Quell’episodio, da sempre scongiurato è arrivato la notte del 26 febbraio scorso. Ricostruiamo quanto successo. L’aggressore aveva chiamato al telefono dell’ambulatorio la dottoressa chiedendo una visita domiciliare per la moglie che lamentava brividi di freddo ma senza febbre. Insomma, i classici sintomi influenzali. Le sensazioni di malessere raccontate al telefono dall’uomo non destavano una preoccupazione tale da far lasciare vuoto il presidio da parte della dottoressa. Quest’ultima quindi ha avviato il triage telefonico previsto dal ministero della Salute per una diagnosi che scongiurasse la presenza di un eventuale contagio da coronavirus. Questo non è bastato al marito della paziente che è passato subito alle minacce pur di convincere la dottoressa a recarsi nella sua abitazione per verificare di presenza cosa avesse la moglie.
“Purtroppo – racconta E.C. -in certi soggetti la paura di un contagio da coronavirus può scatenare effetti devastanti sulla lucidità mentale. Nonostante le aggressioni verbali, per calmarlo l'ho invitato a venire in ambulatorio con la moglie. È arrivato da solo dopo pochi minuti urlando e visibilmente aggressivo. È intervenuto mio padre per smorzare i toni, ma tra pugni sulla scrivania e spintoni è caduto pesantemente a terra rompendosi due costole. In quei pochi secondi, d'istinto sono scappata fuori chiedendo aiuto. La gente del posto è arrivata fortunatamente subito. Nel frattempo ho chiamato il 112 e l'uomo è scappato”.
L’episodio ha innescato nella vittima non solo paura, ma anche rammarico per le precarie condizioni di sicurezza in cui lei, come tutti gli altri colleghi sono costretti a lavorare.

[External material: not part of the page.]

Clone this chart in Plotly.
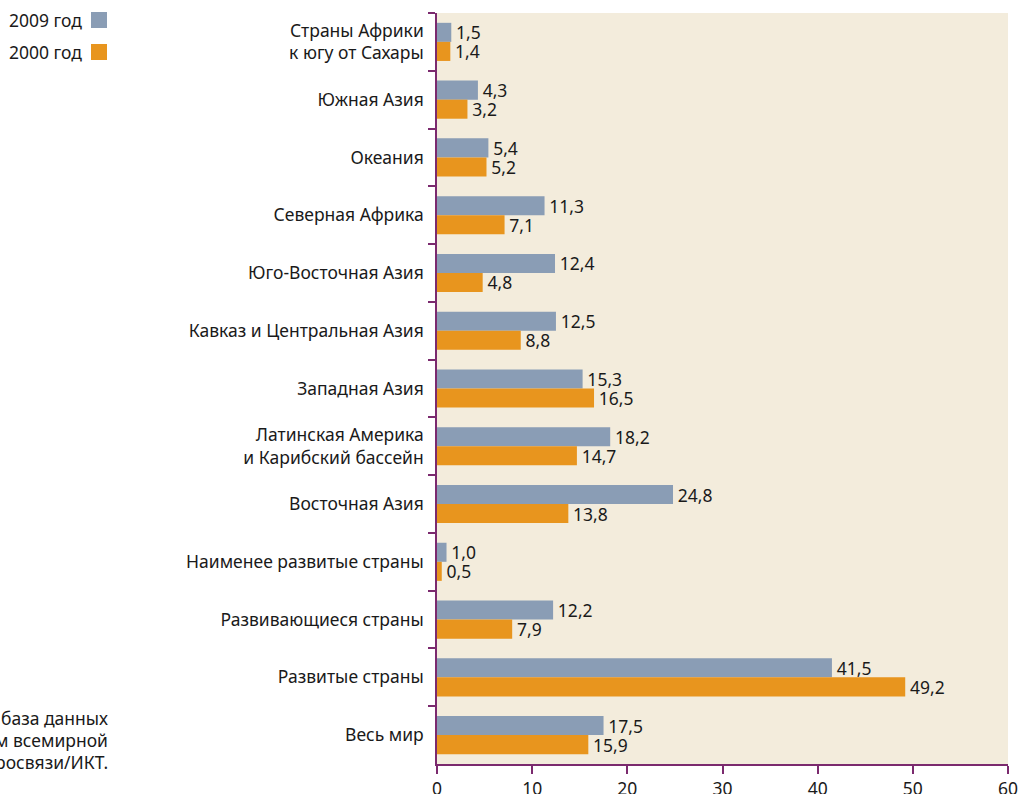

Da qui la decisione di dare le dimissioni. “Dall'aggressione-dice la vittima-ho interrotto i miei turni, mi hanno sostituita i colleghi. Non rientrerò, ho troppa paura, tra l'altro viste le condizioni, mio padre non potrà accompagnarmi. Ieri ho chiesto all'Asp di essere assegnata ad un altro presidio, ma non ci sono disponibilità, perciò mi sono dimessa”.
Anche la dottoressa chiede, come già accaduto in passato da altri colleghi, una maggiore sicurezza sul luogo di lavoro: “Le guardie mediche sono uno strumento prezioso al servizio di tutti, ma hanno urgentemente bisogno di essere riorganizzate dalle istituzioni. Basterebbe una guardia giurata per garantire la nostra sicurezza o l'accorpamento di più presidi perché ci siano diversi colleghi nello stesso luogo di lavoro. Sarebbe più difficile per un paziente o un familiare violento tentare un'aggressione”.
In merito a quanto accaduto è intervenuto il presidente dell’Ordine dei medici di Palermo, Toti Amato, il quale ha annunciato di costituirsi parte offesa e parte civile nel processo mettendo a disposizione l'assistenza legale alla dottoressa e ogni altro strumento necessario.